**Information provided**
● ● ● ●

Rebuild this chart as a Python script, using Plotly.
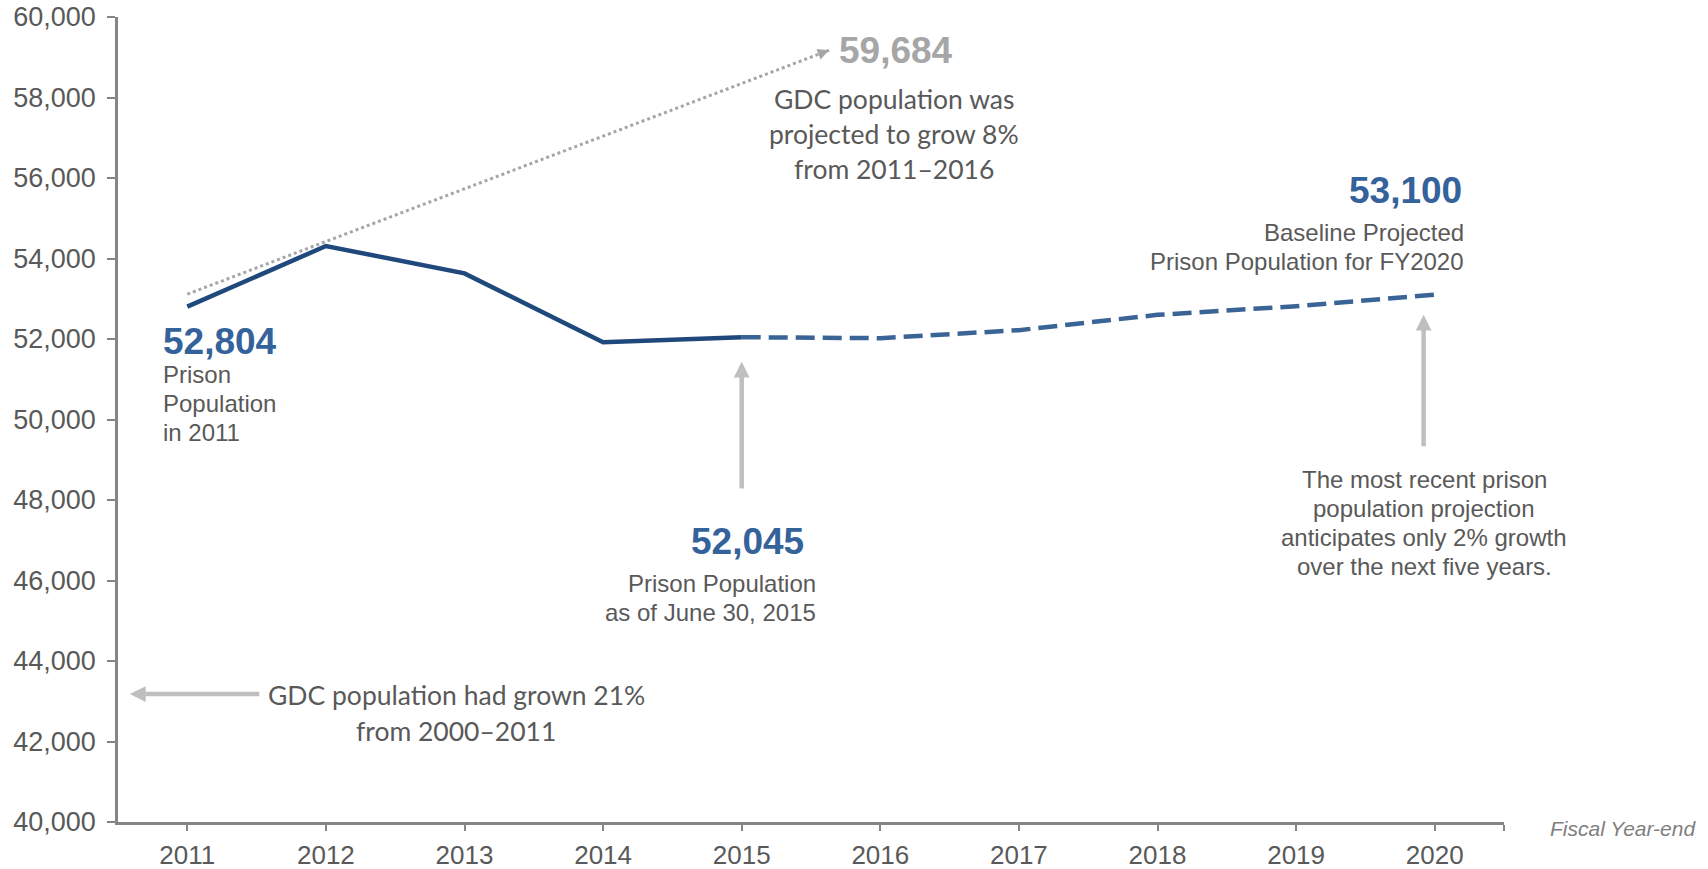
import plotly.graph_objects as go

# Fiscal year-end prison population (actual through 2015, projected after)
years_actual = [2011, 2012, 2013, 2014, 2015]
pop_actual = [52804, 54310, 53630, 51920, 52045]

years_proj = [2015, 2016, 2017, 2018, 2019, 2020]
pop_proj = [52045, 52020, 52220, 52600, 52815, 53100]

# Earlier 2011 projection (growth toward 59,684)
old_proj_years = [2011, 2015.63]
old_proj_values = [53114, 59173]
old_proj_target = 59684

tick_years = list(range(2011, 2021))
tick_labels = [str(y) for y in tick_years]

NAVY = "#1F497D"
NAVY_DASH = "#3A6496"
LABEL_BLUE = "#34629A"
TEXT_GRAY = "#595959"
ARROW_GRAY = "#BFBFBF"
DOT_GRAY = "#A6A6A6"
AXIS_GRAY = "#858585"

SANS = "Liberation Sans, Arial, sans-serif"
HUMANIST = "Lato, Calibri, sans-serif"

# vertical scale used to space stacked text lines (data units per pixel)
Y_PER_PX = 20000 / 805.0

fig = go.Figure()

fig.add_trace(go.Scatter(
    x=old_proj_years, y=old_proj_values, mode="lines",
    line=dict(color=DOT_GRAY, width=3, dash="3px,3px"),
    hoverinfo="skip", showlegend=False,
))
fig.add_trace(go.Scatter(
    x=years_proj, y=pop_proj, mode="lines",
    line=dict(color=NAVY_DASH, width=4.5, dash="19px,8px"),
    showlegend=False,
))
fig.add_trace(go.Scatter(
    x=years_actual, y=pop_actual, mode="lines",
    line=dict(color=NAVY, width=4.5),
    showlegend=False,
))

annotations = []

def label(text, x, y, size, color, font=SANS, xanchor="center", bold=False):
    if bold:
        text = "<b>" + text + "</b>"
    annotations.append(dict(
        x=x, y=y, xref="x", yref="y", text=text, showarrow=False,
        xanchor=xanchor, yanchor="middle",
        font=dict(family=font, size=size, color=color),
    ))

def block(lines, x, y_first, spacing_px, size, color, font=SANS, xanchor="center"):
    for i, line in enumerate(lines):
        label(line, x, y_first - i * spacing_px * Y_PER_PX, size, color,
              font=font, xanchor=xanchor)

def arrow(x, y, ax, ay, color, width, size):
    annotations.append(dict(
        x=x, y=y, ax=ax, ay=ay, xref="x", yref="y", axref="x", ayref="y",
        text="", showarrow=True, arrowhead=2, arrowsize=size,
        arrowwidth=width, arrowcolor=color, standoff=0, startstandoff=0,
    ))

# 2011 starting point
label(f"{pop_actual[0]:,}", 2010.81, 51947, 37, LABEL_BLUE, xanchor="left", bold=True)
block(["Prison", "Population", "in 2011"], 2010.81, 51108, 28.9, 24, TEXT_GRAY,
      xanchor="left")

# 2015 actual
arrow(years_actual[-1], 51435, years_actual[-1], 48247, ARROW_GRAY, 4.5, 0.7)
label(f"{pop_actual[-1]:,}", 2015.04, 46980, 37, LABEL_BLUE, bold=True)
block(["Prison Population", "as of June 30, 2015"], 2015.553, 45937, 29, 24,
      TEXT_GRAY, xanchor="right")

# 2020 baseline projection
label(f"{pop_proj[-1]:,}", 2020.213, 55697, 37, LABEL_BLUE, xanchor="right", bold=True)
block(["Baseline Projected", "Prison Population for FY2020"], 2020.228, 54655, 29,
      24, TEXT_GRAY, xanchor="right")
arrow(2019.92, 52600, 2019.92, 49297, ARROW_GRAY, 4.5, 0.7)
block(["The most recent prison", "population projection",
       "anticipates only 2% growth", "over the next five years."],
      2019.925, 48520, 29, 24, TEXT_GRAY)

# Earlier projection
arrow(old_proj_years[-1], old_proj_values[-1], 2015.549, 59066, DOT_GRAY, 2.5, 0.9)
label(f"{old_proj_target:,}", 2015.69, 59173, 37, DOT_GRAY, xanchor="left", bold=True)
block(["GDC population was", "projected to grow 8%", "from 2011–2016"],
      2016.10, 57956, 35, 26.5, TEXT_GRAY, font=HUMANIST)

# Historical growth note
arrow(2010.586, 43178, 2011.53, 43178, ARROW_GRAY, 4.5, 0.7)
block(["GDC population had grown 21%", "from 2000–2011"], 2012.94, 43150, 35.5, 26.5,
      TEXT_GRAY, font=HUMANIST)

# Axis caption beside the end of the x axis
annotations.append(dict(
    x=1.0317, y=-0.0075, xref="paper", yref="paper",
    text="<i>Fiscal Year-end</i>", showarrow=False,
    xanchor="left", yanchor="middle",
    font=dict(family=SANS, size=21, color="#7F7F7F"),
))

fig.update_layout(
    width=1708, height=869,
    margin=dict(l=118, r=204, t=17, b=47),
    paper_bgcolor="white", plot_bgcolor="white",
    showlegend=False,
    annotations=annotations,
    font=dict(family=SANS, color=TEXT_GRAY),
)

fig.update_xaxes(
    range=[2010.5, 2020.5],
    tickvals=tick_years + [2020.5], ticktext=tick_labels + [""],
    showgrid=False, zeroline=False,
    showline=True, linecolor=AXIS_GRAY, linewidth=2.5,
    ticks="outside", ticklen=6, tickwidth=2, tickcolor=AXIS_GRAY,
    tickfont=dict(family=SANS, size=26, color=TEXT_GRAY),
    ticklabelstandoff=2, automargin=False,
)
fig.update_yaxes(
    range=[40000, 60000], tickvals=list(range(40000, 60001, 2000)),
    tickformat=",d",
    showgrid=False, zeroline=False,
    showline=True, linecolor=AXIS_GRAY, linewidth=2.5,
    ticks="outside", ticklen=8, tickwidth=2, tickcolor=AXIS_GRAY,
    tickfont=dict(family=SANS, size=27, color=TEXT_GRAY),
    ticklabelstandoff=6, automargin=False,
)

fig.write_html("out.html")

● ● ● ●

**Instructions for the task**
Keep every word of the data as it is when you write it out, but drop the pictures.

**Answer**
Rebuild this chart as a Python script, using Plotly.
import plotly.graph_objects as go

# Fiscal year-end prison population (actual through 2015, projected after)
years_actual = [2011, 2012, 2013, 2014, 2015]
pop_actual = [52804, 54310, 53630, 51920, 52045]

years_proj = [2015, 2016, 2017, 2018, 2019, 2020]
pop_proj = [52045, 52020, 52220, 52600, 52815, 53100]

# Earlier 2011 projection (growth toward 59,684)
old_proj_years = [2011, 2015.63]
old_proj_values = [53114, 59173]
old_proj_target = 59684

tick_years = list(range(2011, 2021))
tick_labels = [str(y) for y in tick_years]

NAVY = "#1F497D"
NAVY_DASH = "#3A6496"
LABEL_BLUE = "#34629A"
TEXT_GRAY = "#595959"
ARROW_GRAY = "#BFBFBF"
DOT_GRAY = "#A6A6A6"
AXIS_GRAY = "#858585"

SANS = "Liberation Sans, Arial, sans-serif"
HUMANIST = "Lato, Calibri, sans-serif"

# vertical scale used to space stacked text lines (data units per pixel)
Y_PER_PX = 20000 / 805.0

fig = go.Figure()

fig.add_trace(go.Scatter(
    x=old_proj_years, y=old_proj_values, mode="lines",
    line=dict(color=DOT_GRAY, width=3, dash="3px,3px"),
    hoverinfo="skip", showlegend=False,
))
fig.add_trace(go.Scatter(
    x=years_proj, y=pop_proj, mode="lines",
    line=dict(color=NAVY_DASH, width=4.5, dash="19px,8px"),
    showlegend=False,
))
fig.add_trace(go.Scatter(
    x=years_actual, y=pop_actual, mode="lines",
    line=dict(color=NAVY, width=4.5),
    showlegend=False,
))

annotations = []

def label(text, x, y, size, color, font=SANS, xanchor="center", bold=False):
    if bold:
        text = "<b>" + text + "</b>"
    annotations.append(dict(
        x=x, y=y, xref="x", yref="y", text=text, showarrow=False,
        xanchor=xanchor, yanchor="middle",
        font=dict(family=font, size=size, color=color),
    ))

def block(lines, x, y_first, spacing_px, size, color, font=SANS, xanchor="center"):
    for i, line in enumerate(lines):
        label(line, x, y_first - i * spacing_px * Y_PER_PX, size, color,
              font=font, xanchor=xanchor)

def arrow(x, y, ax, ay, color, width, size):
    annotations.append(dict(
        x=x, y=y, ax=ax, ay=ay, xref="x", yref="y", axref="x", ayref="y",
        text="", showarrow=True, arrowhead=2, arrowsize=size,
        arrowwidth=width, arrowcolor=color, standoff=0, startstandoff=0,
    ))

# 2011 starting point
label(f"{pop_actual[0]:,}", 2010.81, 51947, 37, LABEL_BLUE, xanchor="left", bold=True)
block(["Prison", "Population", "in 2011"], 2010.81, 51108, 28.9, 24, TEXT_GRAY,
      xanchor="left")

# 2015 actual
arrow(years_actual[-1], 51435, years_actual[-1], 48247, ARROW_GRAY, 4.5, 0.7)
label(f"{pop_actual[-1]:,}", 2015.04, 46980, 37, LABEL_BLUE, bold=True)
block(["Prison Population", "as of June 30, 2015"], 2015.553, 45937, 29, 24,
      TEXT_GRAY, xanchor="right")

# 2020 baseline projection
label(f"{pop_proj[-1]:,}", 2020.213, 55697, 37, LABEL_BLUE, xanchor="right", bold=True)
block(["Baseline Projected", "Prison Population for FY2020"], 2020.228, 54655, 29,
      24, TEXT_GRAY, xanchor="right")
arrow(2019.92, 52600, 2019.92, 49297, ARROW_GRAY, 4.5, 0.7)
block(["The most recent prison", "population projection",
       "anticipates only 2% growth", "over the next five years."],
      2019.925, 48520, 29, 24, TEXT_GRAY)

# Earlier projection
arrow(old_proj_years[-1], old_proj_values[-1], 2015.549, 59066, DOT_GRAY, 2.5, 0.9)
label(f"{old_proj_target:,}", 2015.69, 59173, 37, DOT_GRAY, xanchor="left", bold=True)
block(["GDC population was", "projected to grow 8%", "from 2011–2016"],
      2016.10, 57956, 35, 26.5, TEXT_GRAY, font=HUMANIST)

# Historical growth note
arrow(2010.586, 43178, 2011.53, 43178, ARROW_GRAY, 4.5, 0.7)
block(["GDC population had grown 21%", "from 2000–2011"], 2012.94, 43150, 35.5, 26.5,
      TEXT_GRAY, font=HUMANIST)

# Axis caption beside the end of the x axis
annotations.append(dict(
    x=1.0317, y=-0.0075, xref="paper", yref="paper",
    text="<i>Fiscal Year-end</i>", showarrow=False,
    xanchor="left", yanchor="middle",
    font=dict(family=SANS, size=21, color="#7F7F7F"),
))

fig.update_layout(
    width=1708, height=869,
    margin=dict(l=118, r=204, t=17, b=47),
    paper_bgcolor="white", plot_bgcolor="white",
    showlegend=False,
    annotations=annotations,
    font=dict(family=SANS, color=TEXT_GRAY),
)

fig.update_xaxes(
    range=[2010.5, 2020.5],
    tickvals=tick_years + [2020.5], ticktext=tick_labels + [""],
    showgrid=False, zeroline=False,
    showline=True, linecolor=AXIS_GRAY, linewidth=2.5,
    ticks="outside", ticklen=6, tickwidth=2, tickcolor=AXIS_GRAY,
    tickfont=dict(family=SANS, size=26, color=TEXT_GRAY),
    ticklabelstandoff=2, automargin=False,
)
fig.update_yaxes(
    range=[40000, 60000], tickvals=list(range(40000, 60001, 2000)),
    tickformat=",d",
    showgrid=False, zeroline=False,
    showline=True, linecolor=AXIS_GRAY, linewidth=2.5,
    ticks="outside", ticklen=8, tickwidth=2, tickcolor=AXIS_GRAY,
    tickfont=dict(family=SANS, size=27, color=TEXT_GRAY),
    ticklabelstandoff=6, automargin=False,
)

fig.write_html("out.html")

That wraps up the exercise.